Once thing that stands out most in the book is his willingness to give credit where it’s due. He generally does not halt at party lines. Whether Democrat or Republican, Bush equally honors those that he worked with and helped him to make, what he sees, as a legislation and decisions that made for a better country, or that kept the country safer. At times he does talk about his work with the Republican Party and strategy meetings for elections. But more often than not he discusses striving to work with both sides of the aisle in congress to pass pass legislation, and to help Americans and others around the world.
He also does two things I see very few leaders these days do. First, he downplays the things he actually did himself.
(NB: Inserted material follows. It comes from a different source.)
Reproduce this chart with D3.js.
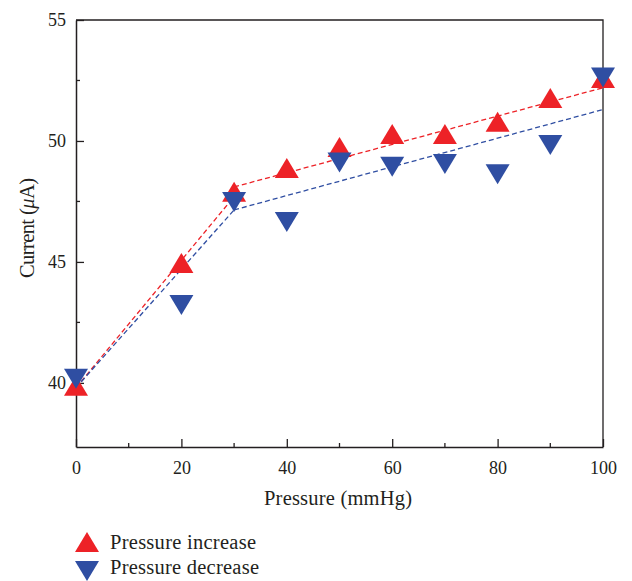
<!DOCTYPE html>
<html><head><meta charset="utf-8">
<script src="https://cdn.jsdelivr.net/npm/d3@7"></script>
<style>body{margin:0;background:#fff}svg{display:block}text{font-family:"Liberation Serif","Times New Roman",serif;fill:#231f20}</style>
</head><body>
<script>
const pressure = [0, 20, 30, 40, 50, 60, 70, 80, 90, 100];
const increase = [39.88, 44.96, 47.9, 48.88, 49.75, 50.29, 50.29, 50.79, 51.78, 52.6];
const decrease = [40.17, 43.22, 47.48, 46.65, 49.11, 48.93, 49.05, 48.62, 49.83, 52.62];
const fitIncrease = [[[0, 39.8], [30, 47.7]], [[30, 48.1], [100, 52.2]]];
const fitDecrease = [[[0, 39.8], [30, 47.15]], [[30, 47.15], [100, 51.3]]];
const xTicks = [0, 20, 40, 60, 80, 100];
const xMinor = [10, 30, 50, 70, 90];
const yTicks = [40, 45, 50, 55];
const yMinor = [42.5, 47.5, 52.5];
const seriesNames = ["Pressure increase", "Pressure decrease"];
const colors = ["#ed2227", "#2f4ea2"];

const W = 632, H = 581;
const m = {l: 76, r: 29, t: 20, b: 134};
const svg = d3.select("body").append("svg").attr("width", W).attr("height", H);
const x = d3.scaleLinear().domain([0, 100]).range([m.l, W - m.r]);
const y = d3.scaleLinear().domain([37.35, 55]).range([H - m.b, m.t]);
const ink = "#231f20";

// box top/right
svg.append("path").attr("d", `M${x(0)},${y(55)}H${x(100)}V${y(37.35)}`).attr("fill", "none").attr("stroke", ink).attr("stroke-width", 1.3);

// x axis
const gx = svg.append("g").attr("transform", `translate(0,${y(37.35)})`)
  .call(d3.axisBottom(x).tickValues(xTicks).tickSize(-8).tickPadding(14).tickSizeOuter(0));
gx.append("g").selectAll("line").data(xMinor).join("line")
  .attr("x1", d => x(d)).attr("x2", d => x(d)).attr("y1", 0).attr("y2", -4).attr("stroke", ink).attr("stroke-width", 1.3);
// y axis
const gy = svg.append("g").attr("transform", `translate(${x(0)},0)`)
  .call(d3.axisLeft(y).tickValues(yTicks).tickSize(-8).tickPadding(10).tickSizeOuter(0));
gy.append("g").selectAll("line").data(yMinor).join("line")
  .attr("y1", d => y(d)).attr("y2", d => y(d)).attr("x1", 0).attr("x2", 4).attr("stroke", ink).attr("stroke-width", 1.3);
[gx, gy].forEach(g => {
  g.select(".domain").attr("stroke", ink).attr("stroke-width", 1.5);
  g.selectAll(".tick line").attr("stroke", ink).attr("stroke-width", 1.3);
  g.selectAll(".tick text").attr("font-size", 18).attr("font-family", '"Liberation Serif",serif').attr("fill", ink);
});

// axis titles
svg.append("text").attr("x", 338).attr("y", 505).attr("text-anchor", "middle").attr("font-size", 20.5)
  .attr("textLength", 148).attr("lengthAdjust", "spacing").text("Pressure (mmHg)");
const yt = svg.append("text").attr("transform", `translate(34,228) rotate(-90)`).attr("text-anchor", "middle").attr("font-size", 20.5)
  .attr("textLength", 100).attr("lengthAdjust", "spacing");
yt.append("tspan").text("Current (");
yt.append("tspan").attr("font-style", "italic").text("μ");
yt.append("tspan").text("A)");

// fit lines
const line = d3.line().x(d => x(d[0])).y(d => y(d[1]));
[fitIncrease, fitDecrease].forEach((segs, i) => {
  segs.forEach(s => svg.append("path").attr("d", line(s)).attr("fill", "none")
    .attr("stroke", colors[i]).attr("stroke-width", 1.3).attr("stroke-dasharray", "5,3"));
});

// markers
const tw = 12, th = 10;
const up = `M${-tw},${th}L0,${-th}L${tw},${th}Z`;
const down = `M${-tw},${-th}L0,${th}L${tw},${-th}Z`;
[increase, decrease].forEach((vals, i) => {
  svg.append("g").selectAll("path").data(vals).join("path")
    .attr("transform", (d, j) => `translate(${x(pressure[j])},${y(d)})`)
    .attr("d", i === 0 ? up : down).attr("fill", colors[i]);
});

// legend
const legendLen = [146, 149];
seriesNames.forEach((n, i) => {
  const cy = 542 + i * 29;
  svg.append("path").attr("transform", `translate(87,${cy})`).attr("d", i === 0 ? up : down).attr("fill", colors[i]);
  svg.append("text").attr("x", 110).attr("y", 549 + i * 25).attr("font-size", 20.5)
    .attr("textLength", legendLen[i]).attr("lengthAdjust", "spacing").text(n);
});
</script>
</body></html>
He gives short mention to his slipping past the media and visiting the troops in Iraq for Thanksgiving, or the fact that he cobbled together support from both parties for controversial legislation. Second, he openly admits his failures. I think this second one is more telling of the kind of person and leader George W. Bush is. Few of us, myself included, like to talk about and admit our glaring failures. I’m sure it was difficult for Bush to do the same. But he did in Decision Points. He admits them openly and without reserve. Where he failed spectacularly the reader gets the feeling that Bush is as hard on himself as the media and congress was.
Like I said, George W. Bush was far from perfect. There are things I disagreed with him on during his time in office. But he was also my Commander in Chief for the first part of my military career, and he loves the United States of America. He did good by the troops for the most part, and he backed his men and women 100%. He worked to make what he thought was a better, freer America. Though he was heavily criticized by all sides, he made the hard decisions and drove on to ensure America was more secure.
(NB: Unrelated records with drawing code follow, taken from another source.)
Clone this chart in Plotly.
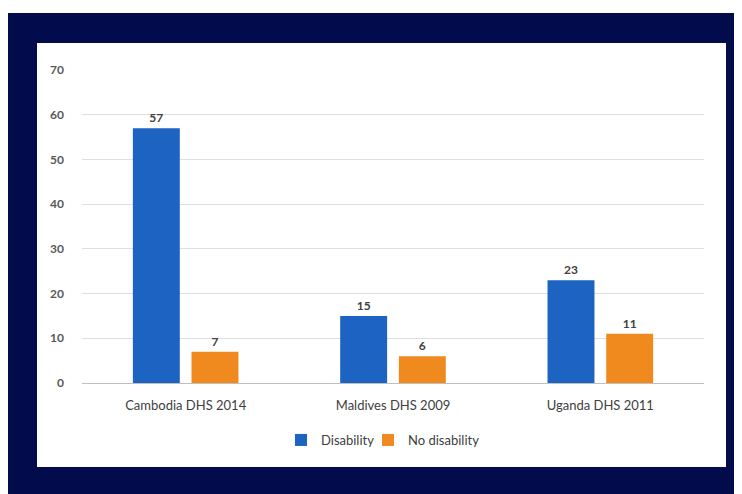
import plotly.graph_objects as go

categories = ["Cambodia DHS 2014", "Maldives DHS 2009", "Uganda DHS 2011"]
disability = [57, 15, 23]
no_disability = [7, 6, 11]
y_ticks = [0, 10, 20, 30, 40, 50, 60, 70]

# page is rendered with an 8px body margin -> work in paper pixels
OFF = 8
W, H = 742 - OFF, 494 - OFF
L, R, T, B = 82 - OFF, 704 - OFF, 70 - OFF, 383 - OFF

def px(x):
    return (x - OFF - L) / (R - L)

def py(y):
    return (B - (y - OFF)) / (B - T)

FONT = "Lato"

fig = go.Figure()
fig.add_trace(go.Bar(
    name="Disability", x=categories, y=disability,
    marker=dict(color="#1c63c2", line=dict(width=0)),
    text=disability, textposition="outside", cliponaxis=False,
    textfont=dict(size=12, color="#404040", family=FONT, weight="bold"),
    legend="legend",
))
fig.add_trace(go.Bar(
    name="No disability", x=categories, y=no_disability,
    marker=dict(color="#f08a1f", line=dict(width=0)),
    text=no_disability, textposition="outside", cliponaxis=False,
    textfont=dict(size=12, color="#404040", family=FONT, weight="bold"),
    legend="legend2",
))

shapes = [
    dict(type="rect", xref="paper", yref="paper", layer="below",
         x0=px(0), x1=px(780), y0=py(13), y1=py(510),
         fillcolor="#020c4c", line=dict(width=0)),
    dict(type="rect", xref="paper", yref="paper", layer="below",
         x0=px(37), x1=px(726), y0=py(43), y1=py(467),
         fillcolor="#ffffff", line=dict(width=0)),
]

legend_style = dict(orientation="h", xanchor="left", yanchor="middle",
                    y=py(440), font=dict(size=13, color="#404040"),
                    itemwidth=30, bgcolor="rgba(0,0,0,0)")

fig.update_layout(
    width=W, height=H,
    margin=dict(l=L, r=W - R, t=T, b=H - B, pad=0),
    paper_bgcolor="#ffffff",
    plot_bgcolor="rgba(0,0,0,0)",
    barmode="group", bargap=0.434, bargroupgap=0.2,
    font=dict(family=FONT, color="#404040"),
    shapes=shapes,
    showlegend=True,
    legend=dict(x=px(281), **legend_style),
    legend2=dict(x=px(368), **legend_style),
    xaxis=dict(showgrid=False, showline=True, linecolor="#bfbfbf", linewidth=1,
               ticks="", tickfont=dict(size=13, color="#404040"),
               ticklabelstandoff=10),
    yaxis=dict(range=[0, 70], tickvals=y_ticks, showgrid=True,
               gridcolor="#dedede", gridwidth=1, zeroline=False,
               showline=False, ticks="",
               tickfont=dict(size=12, color="#595959", weight="bold"),
               ticklabelstandoff=17),
)

fig.write_html("out.html")
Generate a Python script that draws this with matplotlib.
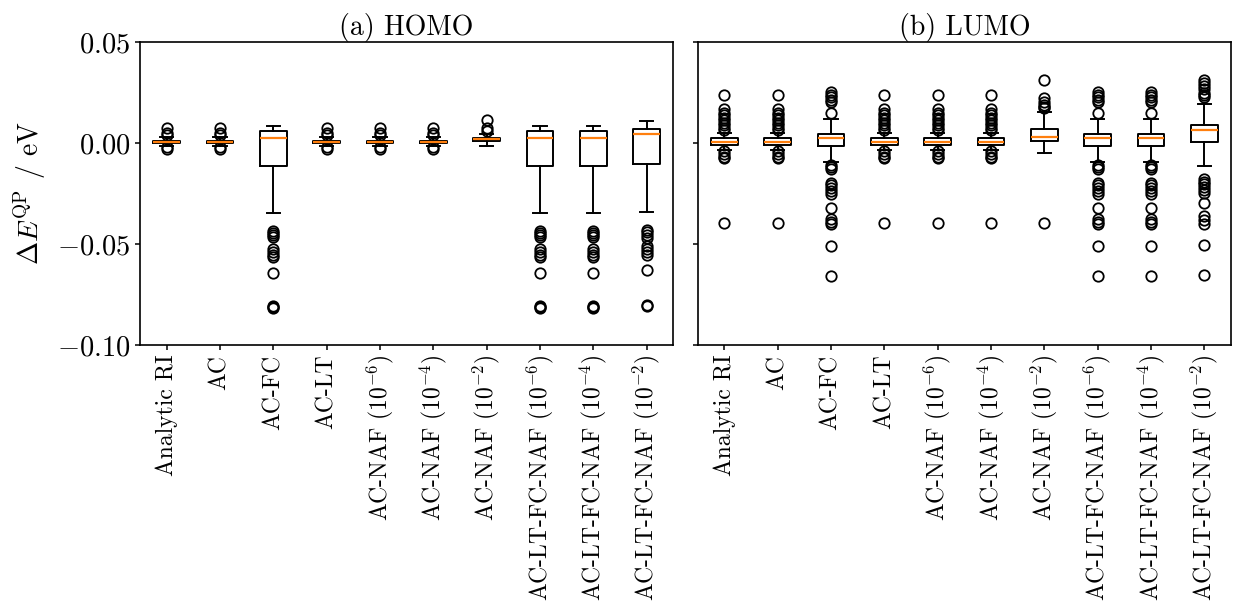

While reading I did poke holes in some of his reasoning. While he justifies the invasion of Iraq, he completely ignores the genocide of the South Sudanese at the same time. Though he defends bailing out banks and the auto industry, he says himself that companies should be able to fail as the free market and their own decisions see fit – instead Bush pushed to spend billions of dollars propping up failing companies instead of allowing true free market capitalism to reign and, while ripping that band aid off would have hurt, America would have been in a better position, in my opinion.
But he was POTUS at the time, and he was the one who had to make the decisions with the Congress he had to work with. I can arm-chair-politician all I want, President Bush was the “man in the arena.”
I thoroughly enjoyed Decision Points, and it will definitely be a book I reread in the future. I highly recommend this book to any who wish to have further understanding of the Bush presidency and that era of recent history.